Judge Signals Trump’s Tweet Over Stormy Daniels Is Free Speech, Not Libel

September 25, 2018 by and

Stormy Daniels’s libel lawsuit over a tweet by Donald Trump looks to be doomed after a judge said the president was engaging in free speech.

The adult film star, whose real name is Stephanie Clifford, claims she was threatened by an unknown man in a Las Vegas parking lot in 2011 for agreeing to cooperate with a magazine article about a tryst she says she had with Trump in 2006. After her lawyer released a composite sketch of the man, Trump accused Clifford in an April tweet of “a total con job” concerning a “nonexistent man.”

U.S. District Judge S. James Otero said at a hearing Monday that considering such statements as defamation would have a chilling effect on candidates running for office and hamper political discourse.

“This appears to be rhetorical hyperbole by a public official involving a public figure,” Otero said. He didn’t issue an immediate ruling.

Trump’s lawyer, Charles Harder, argued the tweet wasn’t a statement of fact — it was the president’s way of “calling BS” on Clifford’s claim, or calling it “hogwash.” Trump has argued in court papers that Clifford, instead of being harmed, has benefited financially from her public dispute with him.

Otero said he would hold a hearing in December over whether to dismiss a separate case in which Clifford challenged the validity of a $130,000 “hush payment” deal she struck with Trump’s longtime fixer Michael Cohen before the 2016 presidential election.

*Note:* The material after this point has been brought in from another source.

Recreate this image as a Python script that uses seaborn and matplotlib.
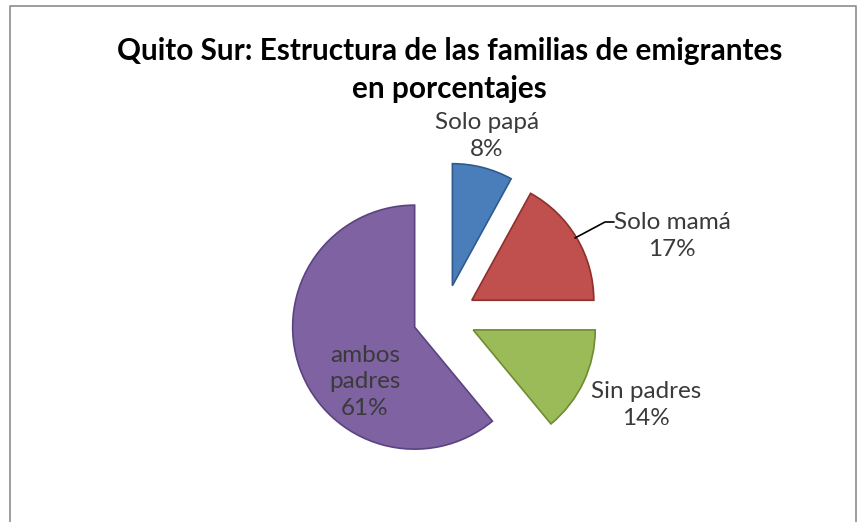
import seaborn as sns
import matplotlib.pyplot as plt
from matplotlib.lines import Line2D

# data
labels = ["Solo papá", "Solo mamá", "Sin padres", "ambos\npadres"]
percent = [8, 17, 14, 61]
colors = ["#4A7EBB", "#C0504D", "#9BBB59", "#7F62A1"]
edge_colors = ["#2F5A8E", "#8E2F2C", "#6E8C32", "#5A4380"]

sns.set_theme(style="white")
plt.rcParams["font.family"] = ["Lato", "DejaVu Sans"]

fig = plt.figure(figsize=(8.6, 5.22), dpi=100)
W, H = 860, 522

# pie axes: center at (444.5, 316.4) px, radius 122 px
R = 122.0
cx, cy = 444.5, 316.4
L = 1.6
side = 2 * L * R
ax = fig.add_axes([(cx - side / 2) / W, (H - cy - side / 2) / H, side / W, side / H])

wedges, _ = ax.pie(
    percent,
    colors=colors,
    startangle=90,
    counterclock=False,
    explode=[0.26] * 4,
    radius=1.0,
    wedgeprops=dict(linewidth=1.2),
)
for w, ec in zip(wedges, edge_colors):
    w.set_edgecolor(ec)
ax.set_xlim(-L, L)
ax.set_ylim(-L, L)
ax.set_aspect("equal")
ax.axis("off")


def to_data(px, py):
    return (px - cx) / R, (cy - py) / R


txt_color = "#3A3A3A"
fs = 17.5
label_pos = [(487, 136), (672, 236), (646, 405), (365, 382)]
for lab, p, pos in zip(labels, percent, label_pos):
    x, y = to_data(*pos)
    ax.text(x, y, f"{lab}\n{p}%", ha="center", va="center", fontsize=fs,
            color=txt_color, linespacing=1.3)

# leader line for "Solo mamá"
pts = [to_data(575, 238), to_data(605, 222), to_data(614, 222)]
ax.plot([p[0] for p in pts], [p[1] for p in pts], color="black", lw=1.2)

# title
fig.text(0.523, 1 - 51 / H, "Quito Sur: Estructura de las familias de emigrantes",
         ha="center", va="center", fontsize=21.4, fontweight="bold", color="black")
fig.text(0.523, 1 - 89 / H, "en porcentajes",
         ha="center", va="center", fontsize=21.4, fontweight="bold", color="black")

# chart border (left, top, right)
bx = [9.5 / W, 9.5 / W, 855.5 / W, 855.5 / W]
by = [0, 1 - 5.5 / H, 1 - 5.5 / H, 0]
fig.add_artist(Line2D(bx, by, transform=fig.transFigure, color="#8C8C8C", lw=1.2))

fig.savefig("out.png", dpi=100)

Trump and Cohen say the suit should be dismissed because each declared this month that he won’t fight to enforce the agreement. Clifford’s lawyer, Michael Avenatti, contends it’s in the public interest to keep the case going so the truth about the agreement can be made public. He wants to force Trump and Cohen to give sworn testimony in depositions.

In the months leading up to Cohen’s guilty last plea in August to campaign finance violations, Clifford’s case made a TV personality of Avenatti, who has expressed interest in running for president in 2020.

The cases are Clifford v. Trump, 18-cv-02217 and 18-cv-06893, U.S. District Court, Central District of California (Los Angeles).